I am married to a addict
 
I married my husband six months ago and everyone told me to wait but I didn't and now I am trying to hold on I love him very much but the lies are getting to me. He is out using as I write this. Pray for me.

rub 02-04-2008 01:37 PM

So sorry you are going through this. Most importantly, take care of yourself. And stick around here - reading and posting - there are lots of great people here.

ANGELINA243 02-04-2008 02:18 PM

Welcome! Glad you are here! I know the lying behavior associated with addicts can be very hurtful/troubling, but that isn't near as bad as their "acting out" behavior. My ex would become extremely violent at times--say or do mean, hurtful things--then claim to not have remembered doing them. I don't know if I ever really believed that but we are not together anymore due to one violent outburst in which he nearly killed me. I don't know which substance your husband is into---my ex was a crack addict. I'd just say--keep reading the posts here and possibly look into a local Nar-anon group in your area for support. :codiepolice

NYC_Chick 02-07-2008 06:56 PM

Lies, Lies, Lies. I understand how you feel. I just joined this site two days ago and do nothing but read posts at every free minute. It helps.

chloe78 02-09-2008 07:17 AM

My thoughts are with you. I am married to an addict as well and found out 2 years ago and life just sucks since then. He is in recovery now - or that is what I am supposed to believe. I just can't trust anything anymore. I know what you mean with the lies! Never ends. I just found SR recently too and I am so happy about it. You will finally feel that someone understands YOU ! Good luck and keep reading!

jerect 02-09-2008 07:30 AM

I'm in the same situation as you are. I have been married for nine months to an addict. I love this man with my total heart but If I would have known then what I know now, I would have never married him. But as they say, Hind-sight is 20/20. For some reason God put me in this relationship and here I am, wondering what kind of lesson he is trying to teach me.

This board is my saving grace, you will find nothing but support here.

Focus on you and your needs and not your husbands. I know that sounds selfish but it's not. Your husband as well as mine cares nothing about our needs, his only focus is getting high. The only person that can help your husband and get your husband sober is your husband. It took me a very long time to understand that concept. There is a sticky on this board called What do addicts do.. every time I get frustrated or start feeling like a crazy Co dependant, I read it and it helps me put it all back in prespective.

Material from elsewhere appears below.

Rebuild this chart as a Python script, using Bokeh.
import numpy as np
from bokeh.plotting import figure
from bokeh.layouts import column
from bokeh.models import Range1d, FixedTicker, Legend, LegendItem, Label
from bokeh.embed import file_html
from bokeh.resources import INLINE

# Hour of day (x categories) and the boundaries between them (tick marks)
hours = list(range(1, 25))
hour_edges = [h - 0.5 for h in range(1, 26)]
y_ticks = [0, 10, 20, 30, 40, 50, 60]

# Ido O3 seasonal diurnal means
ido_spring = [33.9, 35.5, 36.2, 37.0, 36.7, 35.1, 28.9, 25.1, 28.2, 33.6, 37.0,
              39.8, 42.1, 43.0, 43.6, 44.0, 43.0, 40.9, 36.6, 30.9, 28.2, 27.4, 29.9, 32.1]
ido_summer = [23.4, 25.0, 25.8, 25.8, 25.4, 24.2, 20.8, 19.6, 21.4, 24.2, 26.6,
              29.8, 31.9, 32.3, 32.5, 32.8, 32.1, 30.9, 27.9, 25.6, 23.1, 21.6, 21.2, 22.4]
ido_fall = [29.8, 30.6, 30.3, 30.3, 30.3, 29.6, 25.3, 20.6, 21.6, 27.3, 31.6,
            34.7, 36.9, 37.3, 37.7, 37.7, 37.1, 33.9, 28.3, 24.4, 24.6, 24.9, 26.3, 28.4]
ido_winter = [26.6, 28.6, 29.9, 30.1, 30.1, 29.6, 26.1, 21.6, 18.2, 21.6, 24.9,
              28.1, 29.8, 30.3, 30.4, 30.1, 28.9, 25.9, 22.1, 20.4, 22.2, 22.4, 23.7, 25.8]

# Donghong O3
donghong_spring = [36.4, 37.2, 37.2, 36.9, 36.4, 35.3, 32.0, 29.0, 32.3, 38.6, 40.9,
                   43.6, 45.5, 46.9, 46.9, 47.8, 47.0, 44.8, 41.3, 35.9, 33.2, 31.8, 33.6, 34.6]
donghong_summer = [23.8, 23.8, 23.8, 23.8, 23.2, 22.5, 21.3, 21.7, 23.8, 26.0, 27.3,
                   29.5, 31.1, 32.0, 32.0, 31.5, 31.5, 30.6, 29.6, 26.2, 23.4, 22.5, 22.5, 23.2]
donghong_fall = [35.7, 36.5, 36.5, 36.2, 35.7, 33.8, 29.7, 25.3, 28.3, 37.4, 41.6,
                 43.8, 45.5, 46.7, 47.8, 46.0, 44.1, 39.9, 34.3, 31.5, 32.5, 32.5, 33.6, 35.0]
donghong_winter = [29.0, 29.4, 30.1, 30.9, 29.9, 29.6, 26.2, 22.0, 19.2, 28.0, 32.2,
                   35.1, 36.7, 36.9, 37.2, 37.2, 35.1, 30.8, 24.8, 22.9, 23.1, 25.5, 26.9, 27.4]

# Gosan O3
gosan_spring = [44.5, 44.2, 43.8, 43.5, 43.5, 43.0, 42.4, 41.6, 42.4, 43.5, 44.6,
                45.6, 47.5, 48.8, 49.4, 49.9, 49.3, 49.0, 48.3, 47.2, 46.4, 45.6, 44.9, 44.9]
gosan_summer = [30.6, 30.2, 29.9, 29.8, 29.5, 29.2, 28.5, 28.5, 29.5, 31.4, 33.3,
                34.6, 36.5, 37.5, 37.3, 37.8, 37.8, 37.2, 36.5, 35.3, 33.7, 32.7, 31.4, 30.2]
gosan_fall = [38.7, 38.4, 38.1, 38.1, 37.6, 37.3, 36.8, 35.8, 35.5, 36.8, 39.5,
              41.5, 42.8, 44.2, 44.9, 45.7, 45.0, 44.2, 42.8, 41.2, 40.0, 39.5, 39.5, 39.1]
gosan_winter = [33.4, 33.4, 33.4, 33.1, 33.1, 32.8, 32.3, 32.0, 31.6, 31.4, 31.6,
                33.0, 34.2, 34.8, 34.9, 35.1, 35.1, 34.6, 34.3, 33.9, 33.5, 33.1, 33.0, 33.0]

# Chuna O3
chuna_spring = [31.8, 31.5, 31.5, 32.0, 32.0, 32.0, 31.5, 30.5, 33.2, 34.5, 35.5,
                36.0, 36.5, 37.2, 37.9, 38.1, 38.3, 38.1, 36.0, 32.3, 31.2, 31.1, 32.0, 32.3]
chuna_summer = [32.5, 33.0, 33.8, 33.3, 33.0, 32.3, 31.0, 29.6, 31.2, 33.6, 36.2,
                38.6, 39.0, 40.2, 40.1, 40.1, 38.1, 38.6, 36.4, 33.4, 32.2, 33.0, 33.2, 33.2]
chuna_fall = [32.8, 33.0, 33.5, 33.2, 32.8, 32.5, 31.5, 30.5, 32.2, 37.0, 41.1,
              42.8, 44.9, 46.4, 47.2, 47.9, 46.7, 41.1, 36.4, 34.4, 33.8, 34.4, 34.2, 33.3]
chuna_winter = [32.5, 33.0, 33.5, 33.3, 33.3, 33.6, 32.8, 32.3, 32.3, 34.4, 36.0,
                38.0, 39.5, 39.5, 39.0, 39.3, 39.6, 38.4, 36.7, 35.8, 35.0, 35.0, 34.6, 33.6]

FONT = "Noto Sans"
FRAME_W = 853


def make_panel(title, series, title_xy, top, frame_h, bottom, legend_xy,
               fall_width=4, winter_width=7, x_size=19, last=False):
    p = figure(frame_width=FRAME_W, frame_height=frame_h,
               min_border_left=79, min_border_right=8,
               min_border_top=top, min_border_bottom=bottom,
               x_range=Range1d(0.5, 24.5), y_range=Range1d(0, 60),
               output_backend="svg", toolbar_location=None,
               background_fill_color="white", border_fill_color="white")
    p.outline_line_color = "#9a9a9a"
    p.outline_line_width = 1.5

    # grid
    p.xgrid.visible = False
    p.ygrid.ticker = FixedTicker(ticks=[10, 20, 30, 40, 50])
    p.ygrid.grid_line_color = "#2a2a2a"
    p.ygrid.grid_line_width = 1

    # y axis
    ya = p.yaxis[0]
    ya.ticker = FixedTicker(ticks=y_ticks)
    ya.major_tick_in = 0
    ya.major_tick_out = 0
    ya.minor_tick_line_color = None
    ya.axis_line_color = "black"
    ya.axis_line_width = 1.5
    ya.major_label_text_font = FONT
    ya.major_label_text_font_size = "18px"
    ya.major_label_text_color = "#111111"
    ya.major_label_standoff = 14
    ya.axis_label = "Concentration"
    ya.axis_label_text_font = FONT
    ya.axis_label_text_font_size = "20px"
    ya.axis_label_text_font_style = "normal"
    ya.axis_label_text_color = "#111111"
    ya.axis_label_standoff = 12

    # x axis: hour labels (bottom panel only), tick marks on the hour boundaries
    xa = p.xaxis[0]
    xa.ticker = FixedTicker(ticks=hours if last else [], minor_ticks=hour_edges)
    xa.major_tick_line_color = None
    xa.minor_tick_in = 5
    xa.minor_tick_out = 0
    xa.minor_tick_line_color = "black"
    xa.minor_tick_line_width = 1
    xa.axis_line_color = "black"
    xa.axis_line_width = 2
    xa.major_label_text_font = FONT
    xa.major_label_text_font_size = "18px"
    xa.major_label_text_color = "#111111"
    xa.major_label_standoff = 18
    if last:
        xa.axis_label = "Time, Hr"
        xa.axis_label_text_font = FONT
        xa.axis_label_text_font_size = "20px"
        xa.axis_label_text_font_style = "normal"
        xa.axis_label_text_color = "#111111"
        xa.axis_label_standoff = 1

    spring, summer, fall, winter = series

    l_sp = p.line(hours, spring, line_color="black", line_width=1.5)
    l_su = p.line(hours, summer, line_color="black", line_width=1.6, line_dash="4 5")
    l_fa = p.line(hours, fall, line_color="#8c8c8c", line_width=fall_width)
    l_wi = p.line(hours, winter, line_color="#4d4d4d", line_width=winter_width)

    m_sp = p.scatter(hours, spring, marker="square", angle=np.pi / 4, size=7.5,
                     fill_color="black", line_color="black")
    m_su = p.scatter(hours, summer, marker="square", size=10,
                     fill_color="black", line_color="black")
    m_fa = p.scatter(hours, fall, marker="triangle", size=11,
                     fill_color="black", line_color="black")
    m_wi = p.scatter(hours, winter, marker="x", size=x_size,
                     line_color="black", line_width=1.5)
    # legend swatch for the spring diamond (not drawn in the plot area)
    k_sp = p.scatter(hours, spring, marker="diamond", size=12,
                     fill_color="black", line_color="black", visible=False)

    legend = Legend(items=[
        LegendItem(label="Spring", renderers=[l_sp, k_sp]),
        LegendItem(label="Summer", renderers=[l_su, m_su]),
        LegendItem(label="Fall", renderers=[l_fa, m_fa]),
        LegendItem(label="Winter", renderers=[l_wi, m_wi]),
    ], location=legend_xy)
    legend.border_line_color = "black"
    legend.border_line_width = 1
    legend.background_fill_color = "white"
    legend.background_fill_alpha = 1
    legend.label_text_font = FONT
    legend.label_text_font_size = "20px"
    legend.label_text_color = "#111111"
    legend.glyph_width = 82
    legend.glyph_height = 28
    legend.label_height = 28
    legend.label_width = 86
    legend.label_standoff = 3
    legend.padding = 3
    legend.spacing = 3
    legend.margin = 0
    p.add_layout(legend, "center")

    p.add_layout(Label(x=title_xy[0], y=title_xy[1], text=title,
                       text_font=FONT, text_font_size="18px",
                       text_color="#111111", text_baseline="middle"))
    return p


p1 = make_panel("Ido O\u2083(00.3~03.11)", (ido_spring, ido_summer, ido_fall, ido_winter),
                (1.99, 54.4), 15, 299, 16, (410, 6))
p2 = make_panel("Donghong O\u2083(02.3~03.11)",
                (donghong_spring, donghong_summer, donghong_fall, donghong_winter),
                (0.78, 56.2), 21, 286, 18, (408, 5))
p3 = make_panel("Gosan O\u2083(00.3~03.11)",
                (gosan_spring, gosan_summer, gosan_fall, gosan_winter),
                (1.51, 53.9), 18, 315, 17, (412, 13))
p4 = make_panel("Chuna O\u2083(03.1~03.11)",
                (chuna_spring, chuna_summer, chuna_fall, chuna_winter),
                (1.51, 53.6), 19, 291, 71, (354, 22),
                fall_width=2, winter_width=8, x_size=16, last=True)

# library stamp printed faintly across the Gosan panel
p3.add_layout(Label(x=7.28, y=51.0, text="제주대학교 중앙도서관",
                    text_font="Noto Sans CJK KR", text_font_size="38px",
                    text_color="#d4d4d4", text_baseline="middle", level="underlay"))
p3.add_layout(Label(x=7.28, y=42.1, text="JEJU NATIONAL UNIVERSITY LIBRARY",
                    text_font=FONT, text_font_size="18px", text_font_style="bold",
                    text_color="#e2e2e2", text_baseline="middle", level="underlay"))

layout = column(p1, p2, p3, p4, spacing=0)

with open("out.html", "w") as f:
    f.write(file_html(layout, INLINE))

Good Luck to you.. Post here often because every single one of us knows your pain.:ghug2

katyk 02-09-2008 11:46 AM

I wouldn't have chosen the life of being married to an addict either. But it found me, and of course, I have to decide what kind of life I want and what I can put up with, but in the meantime I'm trying to take one day at a time. Sometimes I think it really will kill me along with my AH, but going to Al-Anon is really helpful, and I'm blessed to have some really supportive friends in my life.

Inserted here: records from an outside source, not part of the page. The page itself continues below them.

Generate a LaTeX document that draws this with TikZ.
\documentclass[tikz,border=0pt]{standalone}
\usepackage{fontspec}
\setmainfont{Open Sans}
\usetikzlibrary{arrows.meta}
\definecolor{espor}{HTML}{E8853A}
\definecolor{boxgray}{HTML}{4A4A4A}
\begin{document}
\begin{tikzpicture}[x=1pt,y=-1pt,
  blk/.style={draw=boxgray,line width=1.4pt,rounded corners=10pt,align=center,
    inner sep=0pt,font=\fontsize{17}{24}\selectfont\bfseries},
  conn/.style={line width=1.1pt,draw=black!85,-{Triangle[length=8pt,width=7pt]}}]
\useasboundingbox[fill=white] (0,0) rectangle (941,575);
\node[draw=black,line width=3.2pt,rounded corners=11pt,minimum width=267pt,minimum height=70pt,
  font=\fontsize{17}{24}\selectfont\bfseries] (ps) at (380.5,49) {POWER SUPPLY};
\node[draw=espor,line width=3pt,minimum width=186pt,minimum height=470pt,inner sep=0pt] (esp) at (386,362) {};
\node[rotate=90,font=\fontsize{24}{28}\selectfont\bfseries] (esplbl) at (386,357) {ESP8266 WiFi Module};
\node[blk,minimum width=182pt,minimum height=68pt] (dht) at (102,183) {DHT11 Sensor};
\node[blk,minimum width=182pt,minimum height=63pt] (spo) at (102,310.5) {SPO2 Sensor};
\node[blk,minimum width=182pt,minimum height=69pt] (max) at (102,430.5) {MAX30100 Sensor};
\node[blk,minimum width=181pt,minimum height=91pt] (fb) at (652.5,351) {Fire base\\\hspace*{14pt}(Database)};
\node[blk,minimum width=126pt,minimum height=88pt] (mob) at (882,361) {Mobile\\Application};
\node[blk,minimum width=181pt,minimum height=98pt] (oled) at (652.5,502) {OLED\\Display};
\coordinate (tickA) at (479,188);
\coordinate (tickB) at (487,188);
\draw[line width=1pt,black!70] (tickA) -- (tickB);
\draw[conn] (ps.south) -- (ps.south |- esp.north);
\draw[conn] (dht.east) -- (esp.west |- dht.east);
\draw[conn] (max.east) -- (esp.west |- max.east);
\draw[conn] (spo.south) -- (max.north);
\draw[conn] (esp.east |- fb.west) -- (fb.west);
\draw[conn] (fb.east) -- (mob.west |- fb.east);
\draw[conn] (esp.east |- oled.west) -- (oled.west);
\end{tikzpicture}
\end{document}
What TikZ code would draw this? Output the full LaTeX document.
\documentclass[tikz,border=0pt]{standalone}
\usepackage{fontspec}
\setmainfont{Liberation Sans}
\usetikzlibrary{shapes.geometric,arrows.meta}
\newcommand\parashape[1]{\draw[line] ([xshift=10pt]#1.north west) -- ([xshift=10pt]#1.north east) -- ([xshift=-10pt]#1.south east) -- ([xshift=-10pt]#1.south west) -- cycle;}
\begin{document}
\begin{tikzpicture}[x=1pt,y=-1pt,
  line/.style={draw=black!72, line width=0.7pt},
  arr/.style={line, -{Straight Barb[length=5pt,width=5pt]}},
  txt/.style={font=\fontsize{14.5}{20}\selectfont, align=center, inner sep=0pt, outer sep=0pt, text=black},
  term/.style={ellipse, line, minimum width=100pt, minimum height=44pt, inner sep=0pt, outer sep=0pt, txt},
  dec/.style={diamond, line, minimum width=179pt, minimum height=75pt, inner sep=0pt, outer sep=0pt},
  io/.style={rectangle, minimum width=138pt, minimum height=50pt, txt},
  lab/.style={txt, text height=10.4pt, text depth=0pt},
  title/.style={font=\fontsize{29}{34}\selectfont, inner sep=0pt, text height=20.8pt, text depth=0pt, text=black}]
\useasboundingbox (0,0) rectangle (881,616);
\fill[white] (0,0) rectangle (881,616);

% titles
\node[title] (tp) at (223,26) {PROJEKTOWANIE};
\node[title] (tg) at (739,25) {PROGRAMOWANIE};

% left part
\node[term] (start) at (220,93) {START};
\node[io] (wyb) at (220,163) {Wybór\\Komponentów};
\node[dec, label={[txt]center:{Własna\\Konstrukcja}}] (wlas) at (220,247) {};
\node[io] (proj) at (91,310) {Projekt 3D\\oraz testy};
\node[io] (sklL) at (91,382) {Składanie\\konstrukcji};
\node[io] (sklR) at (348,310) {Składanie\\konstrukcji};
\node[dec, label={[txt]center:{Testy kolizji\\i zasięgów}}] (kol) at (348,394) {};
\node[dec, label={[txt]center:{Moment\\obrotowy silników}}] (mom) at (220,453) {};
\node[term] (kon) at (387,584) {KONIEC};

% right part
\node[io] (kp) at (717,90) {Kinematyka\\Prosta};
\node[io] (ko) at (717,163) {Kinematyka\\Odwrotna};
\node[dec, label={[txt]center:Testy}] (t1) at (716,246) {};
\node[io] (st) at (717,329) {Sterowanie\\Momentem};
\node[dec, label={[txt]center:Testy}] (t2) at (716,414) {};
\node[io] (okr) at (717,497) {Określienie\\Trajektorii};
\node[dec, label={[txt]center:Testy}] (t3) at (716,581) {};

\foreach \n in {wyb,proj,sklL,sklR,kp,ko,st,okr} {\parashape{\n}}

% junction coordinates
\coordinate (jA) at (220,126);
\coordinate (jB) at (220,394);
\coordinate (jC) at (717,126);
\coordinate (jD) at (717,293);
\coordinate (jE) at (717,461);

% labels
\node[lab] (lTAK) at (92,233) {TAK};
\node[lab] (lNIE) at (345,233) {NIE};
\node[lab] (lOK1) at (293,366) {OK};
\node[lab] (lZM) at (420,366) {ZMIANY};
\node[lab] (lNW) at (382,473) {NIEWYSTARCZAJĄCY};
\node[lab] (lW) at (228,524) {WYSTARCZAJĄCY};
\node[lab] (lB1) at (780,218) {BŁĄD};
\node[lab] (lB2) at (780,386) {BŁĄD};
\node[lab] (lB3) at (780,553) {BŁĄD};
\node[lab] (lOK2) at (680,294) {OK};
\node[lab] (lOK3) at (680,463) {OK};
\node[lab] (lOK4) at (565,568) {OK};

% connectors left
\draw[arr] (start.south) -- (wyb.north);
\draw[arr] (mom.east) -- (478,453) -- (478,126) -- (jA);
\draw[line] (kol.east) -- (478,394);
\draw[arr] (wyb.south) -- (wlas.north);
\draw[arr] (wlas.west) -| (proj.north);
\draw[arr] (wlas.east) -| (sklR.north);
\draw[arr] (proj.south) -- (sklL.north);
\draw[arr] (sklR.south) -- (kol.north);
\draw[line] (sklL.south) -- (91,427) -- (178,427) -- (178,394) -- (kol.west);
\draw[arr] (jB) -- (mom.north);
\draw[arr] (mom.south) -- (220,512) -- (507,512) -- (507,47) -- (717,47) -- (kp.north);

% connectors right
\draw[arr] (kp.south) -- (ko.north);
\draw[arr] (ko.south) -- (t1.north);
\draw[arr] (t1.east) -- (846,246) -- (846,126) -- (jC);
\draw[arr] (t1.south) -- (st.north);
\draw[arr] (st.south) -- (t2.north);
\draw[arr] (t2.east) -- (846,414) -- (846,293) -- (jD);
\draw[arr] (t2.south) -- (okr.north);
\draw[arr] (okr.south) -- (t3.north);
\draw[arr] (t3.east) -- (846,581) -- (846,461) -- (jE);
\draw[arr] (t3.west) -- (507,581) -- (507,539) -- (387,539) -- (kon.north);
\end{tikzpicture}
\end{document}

Sending you warm thoughts...

lightseeker 02-09-2008 12:08 PM

thinking about you....I know that you must like you are in a whirlwind of pain right now. You've come to a place where there are poeple that understand how you feel. You still have options - as Dr. Phil says "active addiction is a deal breaker". Addiction changes the perspective on everything - even marriage.

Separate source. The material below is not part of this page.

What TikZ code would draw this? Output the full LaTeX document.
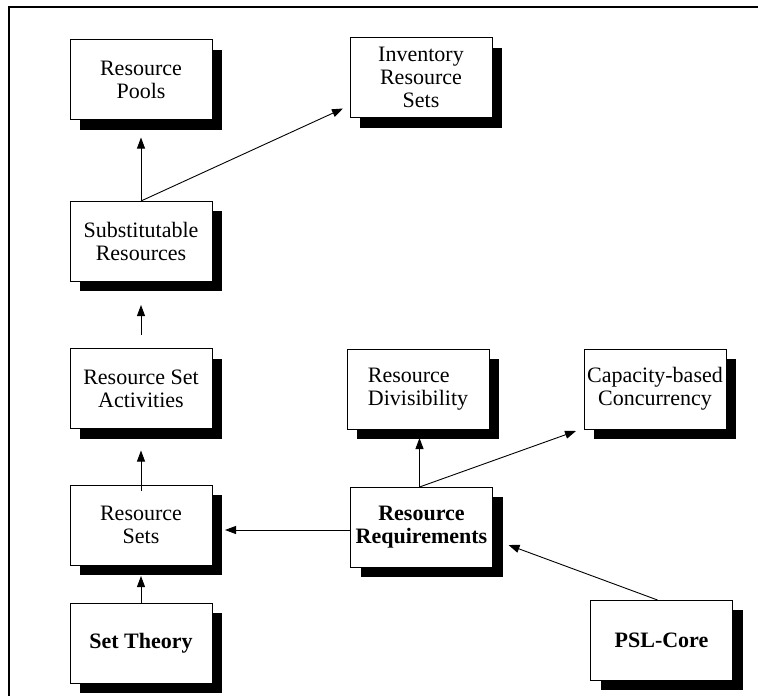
\documentclass[tikz,border=0pt]{standalone}
\usepackage{fontspec}
\setmainfont{Liberation Serif}
\usetikzlibrary{
positioning,
arrows.meta,
shadows,
}
\tikzset{
outer sep=0pt,
every node/.style={align=center},
topic/.style={rectangle, draw, line width=0.8pt, fill=white,
  minimum width=142pt, minimum height=80pt, inner sep=0pt,
  font=\fontsize{22}{23}\selectfont,
  drop shadow={shadow xshift=10pt, shadow yshift=-10pt, fill=black, opacity=1}},
core/.style={topic, font=\fontsize{22}{23}\selectfont\bfseries},
link/.style={->, line width=0.9pt},
>={Triangle[length=11pt,width=8pt]},
}

\begin{document}
\begin{tikzpicture}[x=1pt, y=-1pt]
    \useasboundingbox (0,0) rectangle (758,696);
    % frame, top and left only
    \draw [line width=1.5pt] (9,696) -- (9,7) -- (758,7);

    % left column
    \node [topic] (pools) at (141,79.5) {Resource\\Pools};
    \node [topic] (sub) at (141,241) {Substitutable\\Resources};
    \node [topic] (act) at (141,388.5) {Resource Set\\Activities};
    \node [topic] (sets) at (141,525) {Resource\\Sets};
    \node [core] (theory) at (141,643) {Set Theory};
    % middle and right
    \node [topic] (inv) at (421,77.5) {Inventory\\Resource\\Sets};
    \node [topic, align=left] (div) at (418,389) {Resource\\Divisibility};
    \node [topic] (cap) at (655,389) {Capacity-based\\Concurrency};
    \node [core] (req) at (421.5,527) {Resource\\Requirements};
    \node [core] (psl) at (661.5,640) {PSL-Core};

    \draw [link, shorten >=18pt] (sub.north) -- (pools.south);
    \draw [link] (sub.north) -- ([xshift=-7pt,yshift=-31pt]inv.west);
    \draw [link, shorten <=14pt, shorten >=24pt] (act.north) -- (sub.south);
    \draw [link, shorten <=-6pt, shorten >=22pt] (sets.north) -- (act.south);
    \draw [link, shorten >=11pt] (theory.north) -- (sets.south);
    \draw [link, shorten >=13pt] ([yshift=-3pt]req.west) -- ([yshift=-3pt]req.west -| sets.east);
    \draw [link, shorten >=9pt] ([xshift=-2pt]req.north) -- ([xshift=-2pt]req.north |- div.south);
    \draw [link] ([xshift=-2pt]req.north) -- ([xshift=-8pt,yshift=-2pt]cap.south west);
    \draw [link] ([xshift=-4pt]psl.north) -- ([xshift=16pt,yshift=-18pt]req.east);
\end{tikzpicture}
\end{document}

I'm glad that you are here. The best things that I did when I realized that I was involved with an addict were to read everything that I could on addiction and codependency, get to Naranon/Alanon meetgins, get to counselling, and work the steps.

You are not alone......take care of yourself. Marriages have a hard time surviving betrayal and lies. Just remember, his addiction has nothing to do with your value. He is sick. I've never won in any fights with drugs - they are the ultimate mistress.

I'm thinking about you - Donna

jacks_tracy 02-09-2008 12:38 PM

My thoughts and prayers are with you. I'm a newbie here, but not to the challenges of being married to an addict. My husband, who is in prison because of (indirectly) drugs recently relapsed after over ten years clean. I hope I'll bump in to you frequently here, because you need all the support you can get....
Tracy

tnthelp 02-09-2008 12:38 PM

I seemed to get past the lies very quick, they were so strange, it took one week to know that nothing that came out of his mouth was true when he was using. It got to the point that it was like he wasn't even talking..... It was the amount of money he spent, the angry out burst, and the lonelyness that shook me to the bone.